The Equeue module now provides these concepts as abstractions you can program with. It is a general-purpose event queue, allowing to specify an arbitrary event source, to manage event handlers, and offering a system how the events are sent to the event handlers that can process them. The Unixqueue module is a layer above Equeue and deals with file descriptor events. It has already an event source generating file descriptor events using the Unix.select system call, and it provides a way to manage file descriptor resources.

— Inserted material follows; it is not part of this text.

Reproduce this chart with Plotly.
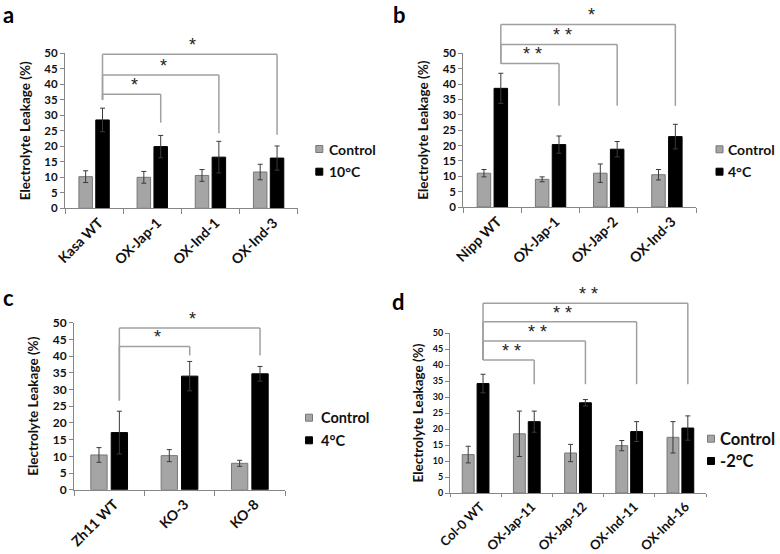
import plotly.graph_objects as go

W, H = 780, 554
FONT = "Lato"

# ---------------- data ----------------
control_label = "Control"

a_categories = ["Kasa WT", "OX-Jap-1", "OX-Ind-1", "OX-Ind-3"]
a_control = [10.2, 10.0, 10.6, 11.7]
a_control_err = [1.9, 1.9, 1.9, 2.5]
a_cold = [28.5, 19.9, 16.5, 16.2]
a_cold_err = [3.8, 3.6, 5.1, 3.9]
a_cold_label = "10°C"
a_sig = [(1, 36.8, 27.6, "*"), (2, 43.0, 24.2, "*"), (3, 49.7, 23.7, "*")]
a_sig_base = 35.0

b_categories = ["Nipp WT", "OX-Jap-1", "OX-Jap-2", "OX-Ind-3"]
b_control = [11.0, 9.0, 11.0, 10.5]
b_control_err = [1.2, 0.8, 3.0, 1.7]
b_cold = [38.6, 20.3, 18.8, 22.9]
b_cold_err = [4.9, 2.8, 2.5, 4.0]
b_cold_label = "4°C"
b_sig = [(1, 46.7, 32.9, "* *"), (2, 52.9, 32.9, "* *"), (3, 59.4, 32.9, "*")]
b_sig_base = 46.7

c_categories = ["Zh11 WT", "KO-3", "KO-8"]
c_control = [10.4, 10.2, 7.9]
c_control_err = [2.2, 1.8, 0.9]
c_cold = [17.1, 34.0, 34.7]
c_cold_err = [6.4, 4.4, 2.2]
c_cold_label = "4°C"
c_sig = [(1, 42.9, 40.2, "*"), (2, 48.4, 40.2, "*")]
c_sig_base = 26.7

d_categories = ["Col-0 WT", "OX-Jap-11", "OX-Jap-12", "OX-Ind-11", "OX-Ind-16"]
d_control = [12.0, 18.5, 12.5, 14.8, 17.4]
d_control_err = [2.6, 7.1, 2.7, 1.6, 4.9]
d_cold = [34.2, 22.3, 28.2, 19.2, 20.3]
d_cold_err = [2.9, 3.3, 1.0, 3.1, 3.8]
d_cold_label = "-2°C"
d_sig = [(1, 41.6, 34.0, "* *"), (2, 47.5, 34.0, "* *"), (3, 53.5, 34.0, "* *"), (4, 59.3, 34.0, "* *")]
d_sig_base = 41.6

y_ticks = list(range(0, 51, 5))
y_title = "Electrolyte Leakage (%)"

# ---------------- layout geometry (pixels) ----------------
panels = [
    dict(letter="a", cats=a_categories, ctrl=a_control, ctrl_err=a_control_err,
         cold=a_cold, cold_err=a_cold_err, cold_label=a_cold_label, sig=a_sig, base=a_sig_base,
         box=(65, 297.7, 53.3, 208.3), ytick=11.5, standoff=10, xtick=14, xticklen=5,
         leg=(319.3, 326.7, 149.0, 171.7, 14), let=(2, 0, "top")),
    dict(letter="b", cats=b_categories, ctrl=b_control, ctrl_err=b_control_err,
         cold=b_cold, cold_err=b_cold_err, cold_label=b_cold_label, sig=b_sig, base=b_sig_base,
         box=(463.3, 696, 53.3, 207), ytick=11.5, standoff=10, xtick=14, xticklen=5,
         leg=(719.5, 725.5, 149.3, 171.7, 14), let=(392, 0, "top")),
    dict(letter="c", cats=c_categories, ctrl=c_control, ctrl_err=c_control_err,
         cold=c_cold, cold_err=c_cold_err, cold_label=c_cold_label, sig=c_sig, base=c_sig_base,
         box=(74, 285, 322.7, 489.7), ytick=12, standoff=10, xtick=14, xticklen=5,
         leg=(309, 318.5, 417.7, 440.3, 14.5), let=(2, 297, "middle")),
    dict(letter="d", cats=d_categories, ctrl=d_control, ctrl_err=d_control_err,
         cold=d_cold, cold_err=d_cold_err, cold_label=d_cold_label, sig=d_sig, base=d_sig_base,
         box=(450, 706, 333, 493), ytick=9, standoff=6, xtick=13, xticklen=3,
         leg=(711, 718, 438.7, 461, 16.5), let=(391, 301, "middle")),
]

CTRL_FILL = "#a5a5a5"
CTRL_LINE = "#777777"
BRACKET = "#a0a0a0"
AXIS = "#868686"
OFF = 0.145  # offset of the second bar of a group from the category centre

fig = go.Figure()
shapes, annotations = [], []
layout = {}

for i, p in enumerate(panels):
    s = "" if i == 0 else str(i + 1)
    xa, ya = "x" + s, "y" + s
    x0, x1, yt, yb = p["box"]
    err_style = dict(type="data", color="#3a3a3a", thickness=1, width=2.5, visible=True)
    fig.add_trace(go.Bar(
        x=p["cats"], y=p["ctrl"], name=control_label, xaxis=xa, yaxis=ya, showlegend=False,
        marker=dict(color=CTRL_FILL, line=dict(color=CTRL_LINE, width=1)),
        error_y=dict(array=p["ctrl_err"], **err_style)))
    fig.add_trace(go.Bar(
        x=p["cats"], y=p["cold"], name=p["cold_label"], xaxis=xa, yaxis=ya, showlegend=False,
        marker=dict(color="#000000", line=dict(color="#000000", width=1)),
        error_y=dict(array=p["cold_err"], **err_style)))

    layout["xaxis" + s] = dict(
        domain=[x0 / W, x1 / W], anchor=ya, type="category", automargin=False,
        showline=True, linecolor=AXIS, linewidth=1, mirror=False,
        ticks="outside", tickson="boundaries", ticklen=p["xticklen"], tickcolor=AXIS,
        tickangle=-45, showgrid=False, zeroline=False, ticklabelshift=5,
        tickfont=dict(family=FONT, size=p["xtick"], color="#111111", weight="bold"))
    layout["yaxis" + s] = dict(
        domain=[1 - yb / H, 1 - yt / H], anchor=xa, range=[0, 50], automargin=False,
        tickvals=y_ticks, showline=True, linecolor=AXIS, linewidth=1,
        ticks="outside", ticklen=4, tickcolor=AXIS, showgrid=False, zeroline=False,
        tickfont=dict(family=FONT, size=p["ytick"], color="#111111", weight="bold"),
        title=dict(text=y_title, standoff=p["standoff"],
                   font=dict(family=FONT, size=13.5, color="#111111", weight="bold")))

    # significance brackets
    yd = ya + " domain"
    xl = 0 + OFF
    for (t, top, rb, label) in p["sig"]:
        xr = t + OFF
        ln = dict(color=BRACKET, width=1.5)
        shapes.append(dict(type="line", xref=xa, yref=yd, x0=xl, x1=xl,
                           y0=p["base"] / 50, y1=top / 50, line=ln))
        shapes.append(dict(type="line", xref=xa, yref=yd, x0=xl, x1=xr,
                           y0=top / 50, y1=top / 50, line=ln))
        shapes.append(dict(type="line", xref=xa, yref=yd, x0=xr, x1=xr,
                           y0=top / 50, y1=rb / 50, line=ln))
        annotations.append(dict(text=label, xref=xa, yref=yd, x=(xl + xr) / 2, y=top / 50,
                                xanchor="center", yanchor="middle", yshift=9, xshift=3,
                                showarrow=False,
                                font=dict(family="Liberation Sans", size=18, color="#222222")))

    # legend (manual)
    sx, tx, y1, y2, fs = p["leg"]
    hs = 3.5
    for (yy, fill, line, label) in [(y1, CTRL_FILL, CTRL_LINE, control_label),
                                    (y2, "#000000", "#000000", p["cold_label"])]:
        shapes.append(dict(type="rect", xref="paper", yref="paper",
                           x0=(sx - hs) / W, x1=(sx + hs) / W,
                           y0=1 - (yy + hs) / H, y1=1 - (yy - hs) / H,
                           fillcolor=fill, line=dict(color=line, width=1)))
        annotations.append(dict(text=label, xref="paper", yref="paper",
                                x=tx / W, y=1 - yy / H, xanchor="left", yanchor="middle",
                                showarrow=False,
                                font=dict(family=FONT, size=fs, color="#111111", weight="bold")))

    # panel letter
    lx, ly, lanchor = p["let"]
    annotations.append(dict(text=p["letter"], xref="paper", yref="paper",
                            x=lx / W, y=1 - ly / H, xanchor="left", yanchor=lanchor,
                            showarrow=False, borderpad=0,
                            font=dict(family=FONT, size=22, color="#000000", weight="bold")))

fig.update_layout(
    template="none",
    width=W, height=H, autosize=False,
    margin=dict(l=0, r=0, t=0, b=0, autoexpand=False),
    paper_bgcolor="white", plot_bgcolor="white",
    barmode="group", bargap=0.42, bargroupgap=0.2,
    showlegend=False, shapes=shapes, annotations=annotations,
    **layout)

fig.write_html("out.html", config={"displayModeBar": False},
               post_script="document.body.style.margin='0';document.body.style.overflow='hidden';")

Especially the Unixqueue abstraction is an interesting link between the operating system and components offering services on file descriptors. For example, it is possible to create one event queue, and to attach several, independent components to this queue, and to invoke these components in parallel. For instance, consider a HTTP proxy. Such proxies accept connections and forward them to the service that can best deal with the requests arriving. These services are typically a disk cache, a HTTP client, and an FTP client. Using the Unixqueue model, you can realize this constellation by creating one event queue, and by attaching the services to it which can be independently programmed and tested; finally these components communicate either directly with the outer world or with other components only by putting events onto the queue and receiving events from this queue.